Psychiatrist Joyce Spurgeon joins US with sacred remembrance of her best friend that she lost to suicide:
Joyce A Spurgeon, MD completed medical school at the University of Louisville and went on to do her residency in adult psychiatry there. When she finished her residency, she stayed at University of Louisville as the associate training director for the psychiatric residency. She progressed up and associate professor and became the training director and her clinical work was specializing in the treatment of mental illness in the peripartum period. Following her time at UofL, she changed the directions in her career. She was hired as the only psychiatrist at a Schneck Medical Center in Seymour, Indiana where she has worked for the past 7 years. She is proud to work closely with the primary care providers to help treat mental illness in a vastly underserved community.
Sacred Remembrance of Jeannie
Two little girls kneel over the mud pile- they are making their specialty- mud pies are so much fun to create. They are covered in mud, their sweaty hair sticky to their heads, but huge smiles wreath their faces. They join hands and pledge to be best friends forever. Those hands age over the years but they always find their way back to each other. In middle and high school, their lives divide but when things get really tough, the call in the middle of the night always goes to the other. Their adult lives move them into different locations, yet when they talk, it is as if no time has passed. Something happened in those early years over the mud piles, wild sledding snow days, church camp, and bike riding…..they became each other’s anchor. They each wanted to find ways to help other people. One became a nurse, the other a doctor. Yet, when they talked, they were just two little girls in adult bodies.

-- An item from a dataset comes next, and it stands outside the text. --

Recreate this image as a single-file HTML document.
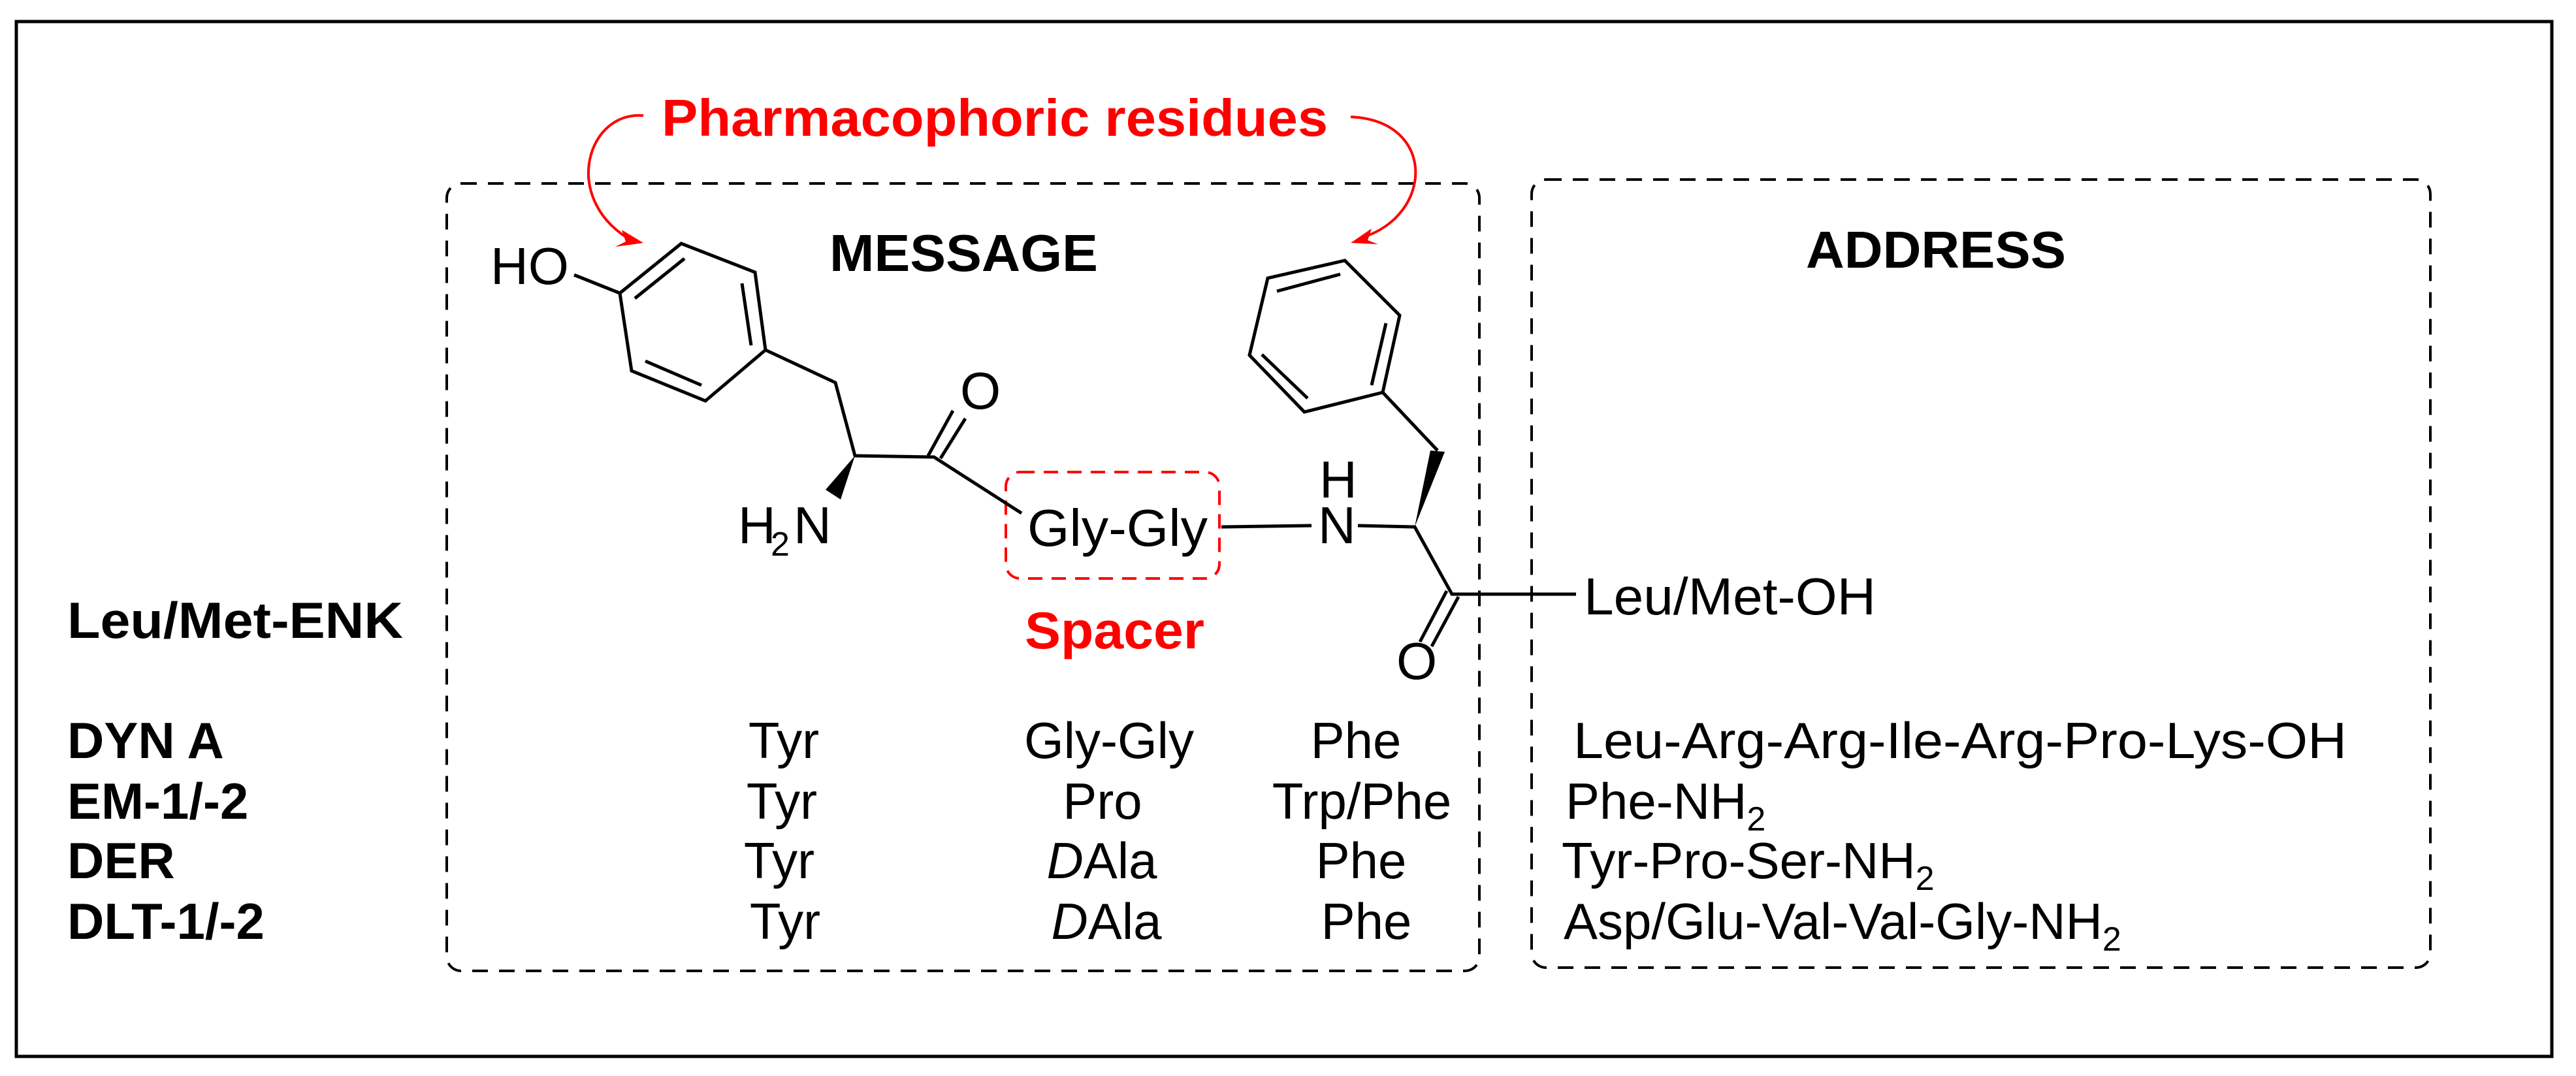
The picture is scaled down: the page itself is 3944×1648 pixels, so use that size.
<!DOCTYPE html>
<html><head><meta charset="utf-8"><style>
html,body{margin:0;padding:0;background:#fff;}
svg{display:block;}
text{font-family:"Liberation Sans",Arial,sans-serif;}
.b{font-weight:bold;}
</style></head><body>
<svg width="3944" height="1648" viewBox="0 0 3944 1648" xmlns="http://www.w3.org/2000/svg">
<rect x="25" y="33" width="3882" height="1585" fill="none" stroke="#000" stroke-width="5"/>
<!-- boxes -->
<rect x="684" y="281" width="1581" height="1206" rx="22" fill="none" stroke="#000" stroke-width="4" stroke-dasharray="24,17"/>
<rect x="2345" y="275" width="1376" height="1207" rx="22" fill="none" stroke="#000" stroke-width="4" stroke-dasharray="24,17"/>
<rect x="1540" y="723" width="327" height="163" rx="22" fill="none" stroke="#f00" stroke-width="4" stroke-dasharray="22,14"/>

<!-- red arrows -->
<g fill="none" stroke="#f00" stroke-width="4">
<path d="M985,177 C900,170 860,300 960,364"/>
<path d="M2068,179 C2200,185 2195,330 2085,364"/>
</g>
<polygon points="985,372 952,352 958,370 942,378" fill="#f00"/>
<polygon points="2068,372 2100,350 2094,368 2110,374" fill="#f00"/>
<text x="1013" y="208" class="b" font-size="80" fill="#f00" textLength="1020" lengthAdjust="spacingAndGlyphs">Pharmacophoric residues</text>

<!-- bonds -->
<g stroke="#000" stroke-width="5" fill="none" stroke-linecap="butt">
<polyline points="949,449 1043,373 1156,417 1172,536 1080,614 967,568 949,449"/>
<line x1="879" y1="421" x2="949" y2="449"/>
<line x1="972" y1="457" x2="1048" y2="396"/>
<line x1="1136" y1="434" x2="1150" y2="529"/>
<line x1="988" y1="553" x2="1074" y2="590"/>
<polyline points="1172,536 1279,586 1309,698 1430,700 1564,786"/>
<line x1="1421" y1="698" x2="1459" y2="629"/>
<line x1="1440" y1="702" x2="1478" y2="641"/>
<line x1="1870" y1="807" x2="2008" y2="805"/>
<polyline points="2079,805 2166,807 2223,910 2413,910"/>
<line x1="2215" y1="905" x2="2174" y2="983"/>
<line x1="2233" y1="914" x2="2192" y2="990"/>
<polyline points="2201,690 2117,601 2143,483 2059,399 1941,426 1913,544 1997,631 2117,601"/>
<line x1="1955" y1="446" x2="2052" y2="420"/>
<line x1="2122" y1="495" x2="2100" y2="590"/>
<line x1="1932" y1="543" x2="2002" y2="610"/>
</g>
<polygon points="1309,698 1264,750 1287,765" fill="#000"/>
<polygon points="2166,807 2190,690 2212,692" fill="#000"/>

<!-- structure labels -->
<g font-size="80" fill="#000">
<text x="751" y="435">HO</text>
<text x="1130" y="832">H</text>
<text x="1180" y="851" font-size="52">2</text>
<text x="1215" y="832">N</text>
<text x="1470" y="626">O</text>
<text x="1573" y="836" textLength="276" lengthAdjust="spacingAndGlyphs">Gly-Gly</text>
<text x="2020" y="762">H</text>
<text x="2018" y="832">N</text>
<text x="2138" y="1040">O</text>
<text x="2425" y="941" textLength="447" lengthAdjust="spacingAndGlyphs">Leu/Met-OH</text>
</g>
<text x="1569" y="993" class="b" font-size="80" fill="#f00" textLength="275" lengthAdjust="spacingAndGlyphs">Spacer</text>
<text x="1270" y="415" class="b" font-size="80" textLength="411" lengthAdjust="spacingAndGlyphs">MESSAGE</text>
<text x="2765" y="410" class="b" font-size="80" textLength="398" lengthAdjust="spacingAndGlyphs">ADDRESS</text>

<!-- left labels -->
<g class="b" font-size="78">
<text x="103" y="977" textLength="514" lengthAdjust="spacingAndGlyphs">Leu/Met-ENK</text>
<text x="103" y="1161">DYN A</text>
<text x="103" y="1254">EM-1/-2</text>
<text x="103" y="1345">DER</text>
<text x="103" y="1438">DLT-1/-2</text>
</g>

<!-- table -->
<g font-size="78" text-anchor="middle">
<text x="1200" y="1161">Tyr</text>
<text x="1197" y="1254">Tyr</text>
<text x="1193" y="1345">Tyr</text>
<text x="1202" y="1438">Tyr</text>
<text x="1698" y="1161">Gly-Gly</text>
<text x="1688" y="1254">Pro</text>
<text x="1687" y="1345"><tspan font-style="italic">D</tspan>Ala</text>
<text x="1694" y="1438"><tspan font-style="italic">D</tspan>Ala</text>
<text x="2076" y="1161">Phe</text>
<text x="2085" y="1254">Trp/Phe</text>
<text x="2084" y="1345">Phe</text>
<text x="2092" y="1438">Phe</text>
</g>
<g font-size="78">
<text x="2409" y="1161" textLength="1184" lengthAdjust="spacingAndGlyphs">Leu-Arg-Arg-Ile-Arg-Pro-Lys-OH</text>
<text x="2397" y="1254">Phe-NH<tspan font-size="52" dy="18">2</tspan></text>
<text x="2391" y="1345">Tyr-Pro-Ser-NH<tspan font-size="52" dy="18">2</tspan></text>
<text x="2394" y="1438">Asp/Glu-Val-Val-Gly-NH<tspan font-size="52" dy="18">2</tspan></text>
</g>
</svg>
</body></html>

When mental illness hit my friend, I , as a psychiatrist, felt scared. I knew what was happening. I could see all the warning signs, and I could not control the progression. I tried to prepare her parents for what might happen and what I hoped to never witness. I got her into treatment. I asked for many favors for people to try to help her because I could only be her friend. It was not enough. My worst fears were realized…..my tow headed best buddy from the age of 4 was gone…..she hung herself because we had told all of the local gun stores to not sell her a gun. We thought we had protected her. It is only in a small town that you can get away with this type of protection. Yet, she believed that the only way that she could be free was to stand before Jesus and ask for forgiveness, so she decided to go and do that. Yet what she left behind….well, she left us journals that tried to explain her reasoning but only revealed her illness. For, in truth, none of us are better because she is gone.
Jeannie died by suicide on May 17th. That day is a day that changed the course of my life. I lost one of my anchors, one of the people who knew me as no one else will ever know me in my life. When she died, I promised myself that I would not let the way she died define who she was. She has and will always be my best buddy from my childhood, the keeper of my dreams and hopes. And, I will continue to carry her with me for the rest of my life. She still walks with her hand in mine- I just can’t feel it in real life anymore, but I know it is there. So, I talk about how she died because I feel like she was taken too soon from us all because of her mental illness, yet I want you to know that her life was so much more to me. I never thought that this is how the story of those two little girls would end. I will miss you forever, my friend.